As casas dos funcionarios da estrada de ferro também são
vagões velhos. Quando a linha foi inaugurada, estas instalações
eram provisorias, mas foram ficando com o tempo e tendem permanecer
assim até ninguém sabe quando.
À tarde, o movimento é menor. O trem sai da Estação
Julio Prestes às 16h10, com poucos passageiros. São
empregadas domesticas diaristas, com varios filhos, "biscateiros"
e desempregados que voltam do centro da cidade.

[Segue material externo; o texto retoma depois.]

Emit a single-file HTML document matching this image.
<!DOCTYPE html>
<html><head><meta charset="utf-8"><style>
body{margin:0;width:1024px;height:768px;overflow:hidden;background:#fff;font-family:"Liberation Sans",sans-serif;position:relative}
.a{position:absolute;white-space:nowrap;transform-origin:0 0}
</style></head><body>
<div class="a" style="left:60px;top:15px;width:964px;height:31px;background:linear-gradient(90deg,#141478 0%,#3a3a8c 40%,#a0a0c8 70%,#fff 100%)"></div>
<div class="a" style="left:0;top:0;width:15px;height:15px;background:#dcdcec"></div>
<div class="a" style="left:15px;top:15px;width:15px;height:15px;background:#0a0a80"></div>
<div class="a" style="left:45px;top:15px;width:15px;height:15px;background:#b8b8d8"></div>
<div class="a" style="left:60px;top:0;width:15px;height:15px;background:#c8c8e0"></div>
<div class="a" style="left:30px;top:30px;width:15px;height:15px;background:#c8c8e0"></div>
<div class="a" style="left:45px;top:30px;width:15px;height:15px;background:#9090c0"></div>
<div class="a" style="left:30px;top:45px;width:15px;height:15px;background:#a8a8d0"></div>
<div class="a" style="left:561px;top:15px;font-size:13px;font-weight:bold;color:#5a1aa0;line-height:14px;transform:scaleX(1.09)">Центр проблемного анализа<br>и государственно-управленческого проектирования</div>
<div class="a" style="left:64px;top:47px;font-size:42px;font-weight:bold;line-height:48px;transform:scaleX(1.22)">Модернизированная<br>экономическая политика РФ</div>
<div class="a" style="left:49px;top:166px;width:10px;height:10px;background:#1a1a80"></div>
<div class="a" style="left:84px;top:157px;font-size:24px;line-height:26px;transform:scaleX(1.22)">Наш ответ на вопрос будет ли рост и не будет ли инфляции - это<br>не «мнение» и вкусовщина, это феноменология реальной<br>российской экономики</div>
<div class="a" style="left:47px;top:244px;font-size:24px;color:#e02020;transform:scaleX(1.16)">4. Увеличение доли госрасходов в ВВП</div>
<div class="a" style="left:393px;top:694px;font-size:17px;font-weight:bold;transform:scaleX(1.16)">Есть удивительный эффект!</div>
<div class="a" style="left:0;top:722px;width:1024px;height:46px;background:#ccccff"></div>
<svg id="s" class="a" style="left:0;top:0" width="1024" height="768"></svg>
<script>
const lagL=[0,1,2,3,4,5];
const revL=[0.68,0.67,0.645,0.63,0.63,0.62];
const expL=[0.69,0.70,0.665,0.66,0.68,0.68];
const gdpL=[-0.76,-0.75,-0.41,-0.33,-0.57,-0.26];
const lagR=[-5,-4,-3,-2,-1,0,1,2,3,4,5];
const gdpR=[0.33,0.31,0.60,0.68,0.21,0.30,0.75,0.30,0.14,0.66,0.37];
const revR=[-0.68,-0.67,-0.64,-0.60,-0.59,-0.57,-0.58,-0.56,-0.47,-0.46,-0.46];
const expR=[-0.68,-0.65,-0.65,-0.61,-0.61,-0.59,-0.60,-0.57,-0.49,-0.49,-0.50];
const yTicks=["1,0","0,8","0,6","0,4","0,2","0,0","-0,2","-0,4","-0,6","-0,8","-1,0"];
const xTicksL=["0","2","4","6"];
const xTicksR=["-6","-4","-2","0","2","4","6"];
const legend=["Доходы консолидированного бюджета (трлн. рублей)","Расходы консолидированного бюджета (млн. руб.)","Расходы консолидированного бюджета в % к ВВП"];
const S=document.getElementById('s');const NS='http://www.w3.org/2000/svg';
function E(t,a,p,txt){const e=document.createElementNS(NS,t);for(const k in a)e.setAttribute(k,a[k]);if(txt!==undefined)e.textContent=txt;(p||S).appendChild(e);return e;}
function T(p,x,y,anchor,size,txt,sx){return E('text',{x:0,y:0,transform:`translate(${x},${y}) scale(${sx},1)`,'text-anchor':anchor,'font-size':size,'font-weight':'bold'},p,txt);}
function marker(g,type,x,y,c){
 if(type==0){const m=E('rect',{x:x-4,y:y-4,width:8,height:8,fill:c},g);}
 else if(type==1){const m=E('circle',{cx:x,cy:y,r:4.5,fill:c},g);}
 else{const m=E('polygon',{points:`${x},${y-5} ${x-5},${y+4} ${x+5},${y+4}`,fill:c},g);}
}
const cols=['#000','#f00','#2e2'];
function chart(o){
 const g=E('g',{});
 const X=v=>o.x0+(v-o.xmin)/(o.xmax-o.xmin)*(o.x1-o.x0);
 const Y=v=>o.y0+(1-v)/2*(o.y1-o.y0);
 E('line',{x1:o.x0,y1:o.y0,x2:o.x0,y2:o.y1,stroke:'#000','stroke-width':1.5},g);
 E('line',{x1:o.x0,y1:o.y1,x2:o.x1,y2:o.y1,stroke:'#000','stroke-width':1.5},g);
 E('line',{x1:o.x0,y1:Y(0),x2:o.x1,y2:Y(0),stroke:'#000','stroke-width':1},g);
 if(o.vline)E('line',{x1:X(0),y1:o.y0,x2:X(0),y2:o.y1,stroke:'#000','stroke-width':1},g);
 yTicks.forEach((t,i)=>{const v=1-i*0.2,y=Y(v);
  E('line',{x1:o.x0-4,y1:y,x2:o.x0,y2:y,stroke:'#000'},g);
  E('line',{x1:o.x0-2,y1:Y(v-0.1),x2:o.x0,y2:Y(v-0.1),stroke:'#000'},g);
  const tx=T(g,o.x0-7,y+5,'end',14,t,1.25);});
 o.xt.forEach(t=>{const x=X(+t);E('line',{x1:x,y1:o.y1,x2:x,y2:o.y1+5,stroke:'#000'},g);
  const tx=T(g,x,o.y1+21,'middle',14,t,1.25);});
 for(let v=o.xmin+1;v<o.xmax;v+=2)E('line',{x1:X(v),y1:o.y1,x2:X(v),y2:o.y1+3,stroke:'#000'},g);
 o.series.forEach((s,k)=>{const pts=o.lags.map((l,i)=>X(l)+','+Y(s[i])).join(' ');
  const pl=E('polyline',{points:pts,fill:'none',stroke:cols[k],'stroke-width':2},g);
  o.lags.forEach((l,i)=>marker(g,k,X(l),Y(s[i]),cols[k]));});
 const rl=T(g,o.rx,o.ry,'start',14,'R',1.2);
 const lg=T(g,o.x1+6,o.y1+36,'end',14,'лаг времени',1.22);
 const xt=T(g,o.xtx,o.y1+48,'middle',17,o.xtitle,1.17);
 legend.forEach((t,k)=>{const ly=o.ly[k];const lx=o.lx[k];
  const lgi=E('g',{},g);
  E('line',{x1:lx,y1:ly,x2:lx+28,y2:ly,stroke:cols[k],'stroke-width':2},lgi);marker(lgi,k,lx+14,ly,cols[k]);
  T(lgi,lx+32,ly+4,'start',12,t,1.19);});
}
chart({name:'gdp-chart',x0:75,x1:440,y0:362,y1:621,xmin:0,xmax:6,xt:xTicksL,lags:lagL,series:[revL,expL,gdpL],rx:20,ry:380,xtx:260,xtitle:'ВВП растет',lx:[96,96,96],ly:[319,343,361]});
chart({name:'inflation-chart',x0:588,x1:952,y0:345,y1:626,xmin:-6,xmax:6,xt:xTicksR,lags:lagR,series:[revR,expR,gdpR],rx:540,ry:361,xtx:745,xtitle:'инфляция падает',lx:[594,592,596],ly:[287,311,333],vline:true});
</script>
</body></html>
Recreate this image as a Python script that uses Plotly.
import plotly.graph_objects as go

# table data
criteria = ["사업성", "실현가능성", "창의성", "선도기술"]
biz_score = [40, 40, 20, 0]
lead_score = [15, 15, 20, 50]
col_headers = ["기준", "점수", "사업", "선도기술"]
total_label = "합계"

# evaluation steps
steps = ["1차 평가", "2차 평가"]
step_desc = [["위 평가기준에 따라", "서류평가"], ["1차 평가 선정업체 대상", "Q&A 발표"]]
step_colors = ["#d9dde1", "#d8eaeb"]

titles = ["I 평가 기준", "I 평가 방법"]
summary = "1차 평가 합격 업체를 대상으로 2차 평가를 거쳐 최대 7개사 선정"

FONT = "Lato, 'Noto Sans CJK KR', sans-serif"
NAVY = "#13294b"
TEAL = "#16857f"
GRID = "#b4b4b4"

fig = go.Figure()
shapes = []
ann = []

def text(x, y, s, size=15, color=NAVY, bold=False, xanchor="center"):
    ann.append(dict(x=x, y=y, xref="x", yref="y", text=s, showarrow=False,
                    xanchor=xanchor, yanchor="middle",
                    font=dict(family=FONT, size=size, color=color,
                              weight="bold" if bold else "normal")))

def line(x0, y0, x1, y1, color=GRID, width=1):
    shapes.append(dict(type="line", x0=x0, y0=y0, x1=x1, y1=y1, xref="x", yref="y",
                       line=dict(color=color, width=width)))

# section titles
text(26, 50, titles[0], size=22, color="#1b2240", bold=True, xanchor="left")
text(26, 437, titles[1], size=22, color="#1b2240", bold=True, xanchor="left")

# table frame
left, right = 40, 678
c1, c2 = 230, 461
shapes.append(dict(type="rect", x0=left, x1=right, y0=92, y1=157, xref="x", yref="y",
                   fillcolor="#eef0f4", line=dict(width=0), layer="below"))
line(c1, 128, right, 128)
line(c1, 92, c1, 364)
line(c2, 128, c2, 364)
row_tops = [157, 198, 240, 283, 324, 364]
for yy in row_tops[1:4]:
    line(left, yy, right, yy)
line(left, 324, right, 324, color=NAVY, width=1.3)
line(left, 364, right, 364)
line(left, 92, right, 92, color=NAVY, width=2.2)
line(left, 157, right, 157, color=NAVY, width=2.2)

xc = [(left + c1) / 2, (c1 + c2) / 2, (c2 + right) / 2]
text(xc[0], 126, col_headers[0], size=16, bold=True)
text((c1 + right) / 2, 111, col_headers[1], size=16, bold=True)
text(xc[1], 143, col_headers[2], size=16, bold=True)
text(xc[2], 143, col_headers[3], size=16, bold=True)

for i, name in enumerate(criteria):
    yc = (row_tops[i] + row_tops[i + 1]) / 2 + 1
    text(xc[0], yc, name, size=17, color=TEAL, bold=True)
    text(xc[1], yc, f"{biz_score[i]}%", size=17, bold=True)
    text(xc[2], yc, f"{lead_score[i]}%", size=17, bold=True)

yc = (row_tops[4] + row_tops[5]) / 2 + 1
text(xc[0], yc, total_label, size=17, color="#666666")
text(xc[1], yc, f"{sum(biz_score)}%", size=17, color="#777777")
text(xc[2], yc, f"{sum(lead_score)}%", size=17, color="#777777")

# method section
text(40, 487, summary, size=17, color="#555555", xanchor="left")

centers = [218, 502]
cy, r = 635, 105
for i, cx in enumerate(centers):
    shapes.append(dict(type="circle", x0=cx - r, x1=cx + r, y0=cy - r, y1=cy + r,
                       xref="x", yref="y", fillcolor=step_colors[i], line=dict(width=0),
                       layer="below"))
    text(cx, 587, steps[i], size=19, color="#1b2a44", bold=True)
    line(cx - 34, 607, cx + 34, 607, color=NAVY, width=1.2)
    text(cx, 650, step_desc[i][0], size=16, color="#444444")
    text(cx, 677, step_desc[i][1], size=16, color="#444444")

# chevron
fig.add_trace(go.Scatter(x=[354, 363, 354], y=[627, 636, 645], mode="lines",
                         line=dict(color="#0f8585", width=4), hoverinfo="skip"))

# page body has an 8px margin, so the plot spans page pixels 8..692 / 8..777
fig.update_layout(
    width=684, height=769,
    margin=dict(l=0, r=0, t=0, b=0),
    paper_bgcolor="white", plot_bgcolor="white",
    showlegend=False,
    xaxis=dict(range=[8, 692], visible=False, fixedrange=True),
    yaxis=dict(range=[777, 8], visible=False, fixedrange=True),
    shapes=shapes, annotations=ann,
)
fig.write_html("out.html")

Mais adiante, na Barra Funda, Lapa e Pinheiros, começam a subir
os operarios e servidores que moram na Cidade Dutra, Jurubatuba e
vilas proximas a Interlagos. Então todos cansados, e a maioria
aproveita o embalo agradavel do trem para tirar uma "pestana"
a caminho de casa.
A maior parte do trajeto acompanha os rios Tietê e Pinheiros
de um lado, e as avenidas marginais, de outro, estabelecimento um
rígido contraste entre o velho trem, as construções
modernas - edifícios e residencias dos bairros das zonas Sul
e Oeste - e os automoveis velozes que rasgam as marginais, nos dois
sentidos.
A paisagem é eventualmente bela. À direita do outro
lado do rio, vê-se o Ceagesp, o Palacio dos Bandeirantes, o
Jockey Clube e as pistas do Autodromo de Interlagos, estabelecendo
quase um choque com a pacatez do trem, os velhos trilhos enferrujados
e o quadro interiorano das estações abandonadas, em
cujo interior vêm-se os funcionarios envergando os velhos uniformes
de sarja azul marinho.
Em alguns trechos, o maquinista imprime o maximo de velocidade à
unidade elétrica - 70 quilometros horarios - o que não
impede que seja superado pelo onibus que faz o mesmo trajeto, tendo
contra si o transito. O trem cobre todo o percurso em 60 minutos,
e o onibus da linha Vila São José-Anhangabau, em 45
minutos. A passagem de trem custa Cr$ 0,40 e a do onibus Cr$ 0,35.